▶ _Work to do_: Please repeat all of the listing exactly.

▶ _Data section_:
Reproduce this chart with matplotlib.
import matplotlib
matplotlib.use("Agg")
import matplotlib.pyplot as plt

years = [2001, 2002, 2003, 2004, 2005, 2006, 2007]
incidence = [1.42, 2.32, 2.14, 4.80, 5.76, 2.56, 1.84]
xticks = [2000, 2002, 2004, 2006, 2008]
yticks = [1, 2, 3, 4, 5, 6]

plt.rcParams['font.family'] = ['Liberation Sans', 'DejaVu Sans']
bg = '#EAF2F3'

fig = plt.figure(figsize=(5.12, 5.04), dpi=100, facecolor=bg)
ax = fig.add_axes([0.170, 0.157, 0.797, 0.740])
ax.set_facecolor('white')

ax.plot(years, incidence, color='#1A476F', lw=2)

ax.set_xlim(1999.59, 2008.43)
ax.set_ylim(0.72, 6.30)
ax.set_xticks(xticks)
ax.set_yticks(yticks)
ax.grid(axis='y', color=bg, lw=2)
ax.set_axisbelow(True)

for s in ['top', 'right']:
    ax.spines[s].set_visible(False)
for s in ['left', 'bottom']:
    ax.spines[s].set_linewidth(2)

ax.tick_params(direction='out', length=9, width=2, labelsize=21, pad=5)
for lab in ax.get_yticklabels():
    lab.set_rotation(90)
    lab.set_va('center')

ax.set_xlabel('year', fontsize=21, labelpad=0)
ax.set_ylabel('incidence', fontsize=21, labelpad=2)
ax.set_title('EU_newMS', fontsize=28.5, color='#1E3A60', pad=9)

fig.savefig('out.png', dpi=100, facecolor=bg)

▶ _Exercise solution_:
Reproduce this chart with matplotlib.
import matplotlib
matplotlib.use("Agg")
import matplotlib.pyplot as plt

years = [2001, 2002, 2003, 2004, 2005, 2006, 2007]
incidence = [1.42, 2.32, 2.14, 4.80, 5.76, 2.56, 1.84]
xticks = [2000, 2002, 2004, 2006, 2008]
yticks = [1, 2, 3, 4, 5, 6]

plt.rcParams['font.family'] = ['Liberation Sans', 'DejaVu Sans']
bg = '#EAF2F3'

fig = plt.figure(figsize=(5.12, 5.04), dpi=100, facecolor=bg)
ax = fig.add_axes([0.170, 0.157, 0.797, 0.740])
ax.set_facecolor('white')

ax.plot(years, incidence, color='#1A476F', lw=2)

ax.set_xlim(1999.59, 2008.43)
ax.set_ylim(0.72, 6.30)
ax.set_xticks(xticks)
ax.set_yticks(yticks)
ax.grid(axis='y', color=bg, lw=2)
ax.set_axisbelow(True)

for s in ['top', 'right']:
    ax.spines[s].set_visible(False)
for s in ['left', 'bottom']:
    ax.spines[s].set_linewidth(2)

ax.tick_params(direction='out', length=9, width=2, labelsize=21, pad=5)
for lab in ax.get_yticklabels():
    lab.set_rotation(90)
    lab.set_va('center')

ax.set_xlabel('year', fontsize=21, labelpad=0)
ax.set_ylabel('incidence', fontsize=21, labelpad=2)
ax.set_title('EU_newMS', fontsize=28.5, color='#1E3A60', pad=9)

fig.savefig('out.png', dpi=100, facecolor=bg)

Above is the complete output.